Schools that earn next to nothing from their parents are not burning with class rage, however. Fact is, they’re benefited by a lot of funds that rich-kid schools aren’t. Bailey Gatzert Elementary, with an overwhelming 95 percent of its students receiving free or reduced-price lunch, gets more than $300,000 a year from a federal program targeting poor kids, principal Jean Anthony points out. Principal Barry Dorsey, who presides over a predominantly poor student population at Martin Luther King Elementary, says many education-oriented charitable organizations are only interested in helping low-income kids.

What’s more, poor kids now get a greater share of the basic educational dollars provided by the district than do rich or middle-class kids, thanks to the relatively new “weighted student formula” that attaches a different sum to each pupil, based on need. “We have $2,500 kids and $25,000 kids,” says district Superintendent Joseph Olchefske, a fact that he says has caused a “significant redistribution” among schools.

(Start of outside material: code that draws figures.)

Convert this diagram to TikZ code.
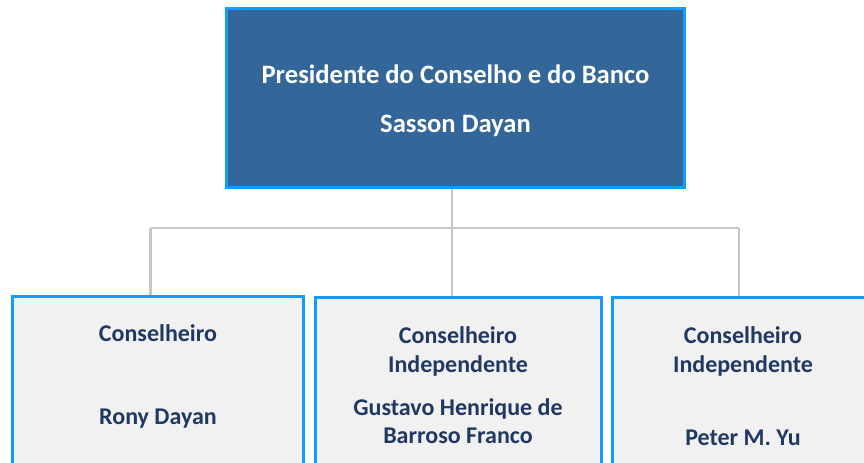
\documentclass[tikz,border=0pt]{standalone}
\usepackage{fontspec}
\setmainfont{Carlito}
\usepackage{tikz}
\usetikzlibrary{shapes,arrows}
\definecolor{boxblue}{RGB}{51,102,153}
\definecolor{edgeblue}{RGB}{20,155,255}
\definecolor{boxgray}{RGB}{241,241,241}
\definecolor{namecol}{RGB}{31,56,100}
\definecolor{linkgray}{RGB}{198,198,198}
\tikzstyle{headbox} = [rectangle, draw=edgeblue, fill=boxblue, line width=1.5pt,
    minimum width=229pt, minimum height=89.5pt, inner sep=0pt]
\tikzstyle{memberbox} = [rectangle, draw=edgeblue, fill=boxgray, line width=1.5pt,
    minimum height=91.75pt, inner sep=0pt, overlay]
\tikzstyle{headtext} = [anchor=base, text=white, font=\bfseries\fontsize{13.3}{15}\selectfont, inner sep=0pt]
\tikzstyle{membertext} = [anchor=base, text=namecol, font=\bfseries\fontsize{12}{14}\selectfont, inner sep=0pt]
\tikzstyle{line} = [draw, linkgray, line width=1.35pt]

\begin{document}
\begin{tikzpicture}[x=0.5pt, y=-0.5pt]
    \useasboundingbox (0,0) rectangle (864,462);
    \clip (0,0) rectangle (864,462);
    % Place nodes
    \node [headbox] at (455.5,98) (pres) {};
    \node [memberbox, minimum width=145.5pt] at (158,388.25) (rony) {};
    \node [memberbox, minimum width=143pt] at (458.5,389.25) (gustavo) {};
    \node [memberbox, minimum width=143.75pt] at (756.25,389.25) (peter) {};
    % Texts
    \node [headtext] at (455.5,83) (pres1) {Presidente do Conselho e do Banco};
    \node [headtext] at (455.5,132) (pres2) {Sasson Dayan};
    \node [membertext] at (158,341) (rony1) {Conselheiro};
    \node [membertext] at (158,424) (rony2) {Rony Dayan};
    \node [membertext] at (458,343) (gustavo1) {Conselheiro};
    \node [membertext] at (458,372) (gustavo2) {Independente};
    \node [membertext] at (458,415) (gustavo3) {Gustavo Henrique de};
    \node [membertext] at (458,443) (gustavo4) {Barroso Franco};
    \node [membertext] at (743,343) (peter1) {Conselheiro};
    \node [membertext] at (743,372) (peter2) {Independente};
    \node [membertext] at (743,445) (peter3) {Peter M. Yu};
    % Draw edges
    \coordinate (jl) at (150.5,228);
    \coordinate (jm) at (452,228);
    \coordinate (jr) at (739,228);
    \path [line] (jm |- pres.south) -- (jm);
    \path [line] (jl) -- (jr);
    \path [line] (jl) -- (jl |- rony.north);
    \path [line] (jm) -- (jm |- gustavo.north);
    \path [line] (jr) -- (jr |- peter.north);
\end{tikzpicture}
\end{document}
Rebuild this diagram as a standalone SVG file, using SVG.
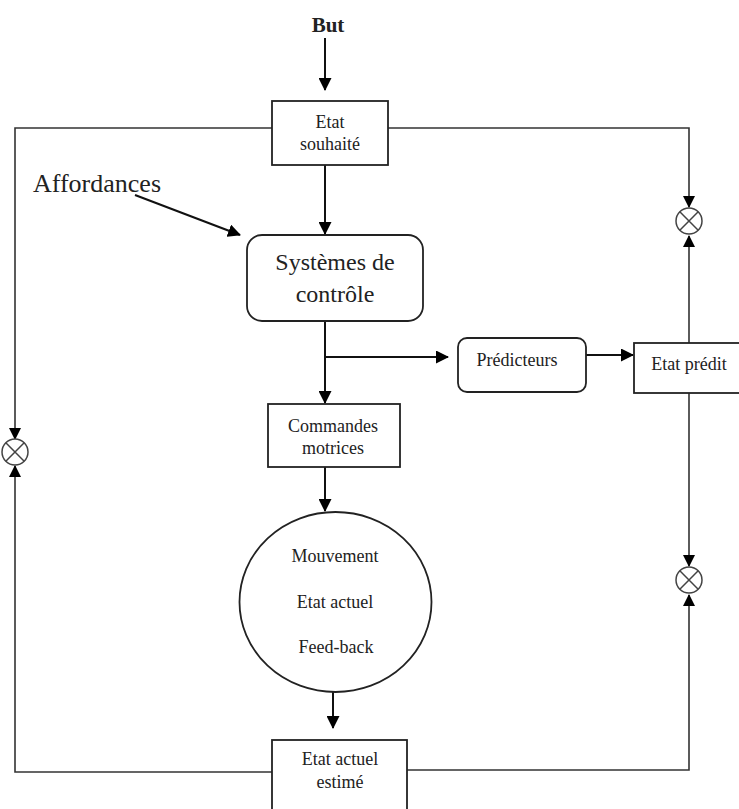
<svg xmlns="http://www.w3.org/2000/svg" width="739" height="809" viewBox="0 0 739 809">
<style>
  .box { fill: #fff; stroke: #222; stroke-width: 1.8; }
  .t { font-family: "Liberation Serif", "Times New Roman", serif; font-size: 18px; fill: #222; text-anchor: middle; }
  .big { font-size: 24px; }
  .main { stroke: #111; stroke-width: 2; fill: none; }
  .loop { stroke: #333; stroke-width: 1.6; fill: none; }
  .mult { fill: #fff; stroke: #444; stroke-width: 1.5; }
</style>
<defs>
  <marker id="ah" markerUnits="userSpaceOnUse" markerWidth="13" markerHeight="13" viewBox="0 0 13 13" refX="12" refY="6.5" orient="auto">
    <path d="M0,0 L13,6.5 L0,13 z" fill="#000"/>
  </marker>
  <marker id="ahs" markerUnits="userSpaceOnUse" markerWidth="12" markerHeight="12" viewBox="0 0 12 12" refX="11" refY="6" orient="auto">
    <path d="M0,0 L12,6 L0,12 z" fill="#000"/>
  </marker>
  <g id="otimes">
    <circle cx="0" cy="0" r="13" class="mult"/>
    <path d="M-9.2,-9.2 L9.2,9.2 M-9.2,9.2 L9.2,-9.2" stroke="#444" stroke-width="1.5"/>
  </g>
</defs>

<g id="connectors">
  <line class="main" x1="325" y1="38" x2="325" y2="90" marker-end="url(#ah)"/>
  <line class="main" x1="325" y1="165" x2="325" y2="234" marker-end="url(#ah)"/>
  <line class="main" x1="135" y1="195" x2="240" y2="235" marker-end="url(#ah)"/>
  <line class="main" x1="325" y1="321" x2="325" y2="403" marker-end="url(#ah)"/>
  <line class="main" x1="325" y1="357" x2="448" y2="357" marker-end="url(#ah)"/>
  <line class="main" x1="586" y1="355" x2="633" y2="355" marker-end="url(#ah)"/>
  <line class="main" x1="325" y1="467" x2="325" y2="511" marker-end="url(#ah)"/>
  <line class="main" x1="333" y1="692" x2="333" y2="728" marker-end="url(#ah)"/>
  <line class="loop" x1="689" y1="343" x2="689" y2="236" marker-end="url(#ahs)"/>
  <line class="loop" x1="689" y1="393" x2="689" y2="566" marker-end="url(#ahs)"/>
  <path class="loop" d="M388,128 H689 V207" marker-end="url(#ahs)"/>
  <path class="loop" d="M272,128 H15 V439" marker-end="url(#ahs)"/>
  <path class="loop" d="M407,770 H689 V595" marker-end="url(#ahs)"/>
  <path class="loop" d="M272,772 H15 V466" marker-end="url(#ahs)"/>
</g>

<g id="but"><text class="t" x="328" y="32" style="font-weight:bold;font-size:21px">But</text></g>

<g id="etat-souhaite">
  <rect class="box" x="272" y="101" width="116" height="64"/>
  <text class="t" x="330" y="128">Etat</text>
  <text class="t" x="330" y="150">souhaité</text>
</g>

<g id="affordances"><text class="t" x="33" y="192" style="font-size:26px;text-anchor:start">Affordances</text></g>

<g id="systemes">
  <rect class="box" x="247" y="235" width="176" height="86" rx="15"/>
  <text class="t big" x="335" y="270">Systèmes de</text>
  <text class="t big" x="335" y="302">contrôle</text>
</g>

<g id="predicteurs">
  <rect class="box" x="458" y="338" width="128" height="54" rx="9"/>
  <text class="t" x="517" y="366">Prédicteurs</text>
</g>

<g id="etat-predit">
  <rect class="box" x="634" y="343" width="112" height="50"/>
  <text class="t" x="689" y="370">Etat prédit</text>
</g>

<g id="commandes">
  <rect class="box" x="268" y="404" width="132" height="63"/>
  <text class="t" x="333" y="432">Commandes</text>
  <text class="t" x="333" y="454">motrices</text>
</g>

<g id="mouvement">
  <ellipse class="box" cx="335.5" cy="602" rx="96" ry="90"/>
  <text class="t" x="335" y="562">Mouvement</text>
  <text class="t" x="335" y="608">Etat actuel</text>
  <text class="t" x="336" y="653">Feed-back</text>
</g>

<g id="etat-estime">
  <rect class="box" x="272" y="740" width="135" height="80"/>
  <text class="t" x="340" y="765">Etat actuel</text>
  <text class="t" x="340" y="788">estimé</text>
</g>

<g id="mult-top"><use href="#otimes" x="689" y="221"/></g>
<g id="mult-left"><use href="#otimes" x="15" y="452"/></g>
<g id="mult-bottom"><use href="#otimes" x="689" y="580"/></g>
</svg>
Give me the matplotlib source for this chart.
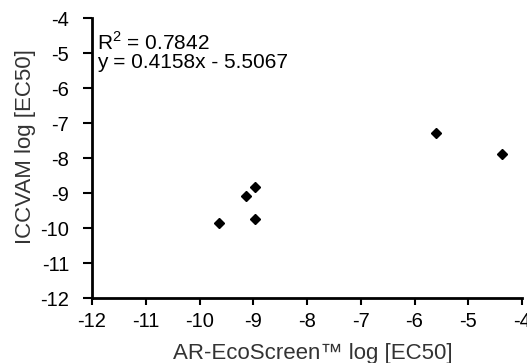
import matplotlib
matplotlib.use("agg")
import matplotlib.pyplot as plt

# AR-EcoScreen vs ICCVAM log EC50 values
ar_ecoscreen = [-9.64, -9.14, -8.96, -8.96, -5.60, -4.38]
iccvam = [-9.85, -9.08, -8.83, -9.72, -7.27, -7.87]

x_ticks = list(range(-12, -3))
y_ticks = list(range(-12, -3))

plt.rcParams["font.family"] = ["Liberation Sans", "DejaVu Sans"]
plt.rcParams["axes.unicode_minus"] = False
plt.rcParams["mathtext.fontset"] = "custom"
plt.rcParams["mathtext.rm"] = "Liberation Sans"

fig = plt.figure(figsize=(5.27, 3.63), dpi=100)
ax = fig.add_axes([0.1746, 0.178, 0.816, 0.772])

ax.plot(ar_ecoscreen, iccvam, "kD", markersize=5.5, linestyle="none")

ax.set_xlim(-12, -4)
ax.set_ylim(-12, -4)
ax.set_xticks(x_ticks)
ax.set_yticks(y_ticks)
ax.tick_params(axis="x", direction="out", length=5, width=1.5, labelsize=14.5, pad=5)
ax.tick_params(axis="y", direction="out", length=6.5, width=1.5, labelsize=14.5, pad=10)

for s in ["top", "right"]:
    ax.spines[s].set_visible(False)
for s in ["left", "bottom"]:
    ax.spines[s].set_linewidth(2)

ax.set_xlabel("AR-EcoScreen\u2122 log [EC50]", fontsize=16, color="#333333", va="baseline")
ax.set_ylabel("ICCVAM log [EC50]", fontsize=16, color="#333333")
ax.xaxis.set_label_coords(0.513, -0.215)
ax.yaxis.set_label_coords(-0.130, 0.543)

ax.text(-11.9, -4.90, r"R$^{\rm 2}$ = 0.7842", fontsize=15, va="baseline")
ax.text(-11.9, -5.42, "y = 0.4158x - 5.5067", fontsize=15, va="baseline")

fig.savefig("out.png", dpi=100)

There are schools that are financially squeezed more than others, however. Contrary to common wisdom, explains Bailey Gatzert principal Jean Anthony, “it’s really those middle schools drawing from the middle classes that get stuck.” Their kids aren’t needy enough to get extra government and charitable dollars, she and others say, nor are they rich enough to bring in jaw-dropping checks from their parents and their parents’ business connections.

Viewlands Elementary, in the Broadview neighborhood north of Ballard, is one such school, according to principal Cathy Profilet. The nearly $36,000 raised by the PTSA last year helps with teacher supplies, field trips and community-building events. But it isn’t enough to pay for extra teachers, nor to buy all the workbooks that teachers request, nor to support the kind of before- and after-school homework center that Profilet would like to see.

Yet that only makes Profilet more dependent on private fund-raising, not less. The principal herself spends a lot of time writing grant proposals.

Here’s where the Alliance for Education comes in. Though seen by some critics as an elitist, business-oriented organization, the Alliance justifiably sees itself as a means not only of boosting local public schools in general but also of leveling the playing field between schools. Having raised $58 million in its six-year existence, it funds an array of programs to which schools can apply. Viewlands, for instance, received $10,000 from the John Stanford Endowment managed by the Alliance, which the school used for reading tutors. Through the Alliance, Viewlands also got $24,000 this year from the massive $25 million grant donated by the Bill and Melinda Gates Foundation. Profilet plans to use the money in part for teachers’ professional development.

Though effusive about the benefits of such grants, Profilet acknowledges that the paperwork attached takes away time that could be spent in the classroom and on the playground. As Seattle schools become a national model for private fund-raising, that seems to be a new reality of life for educators here.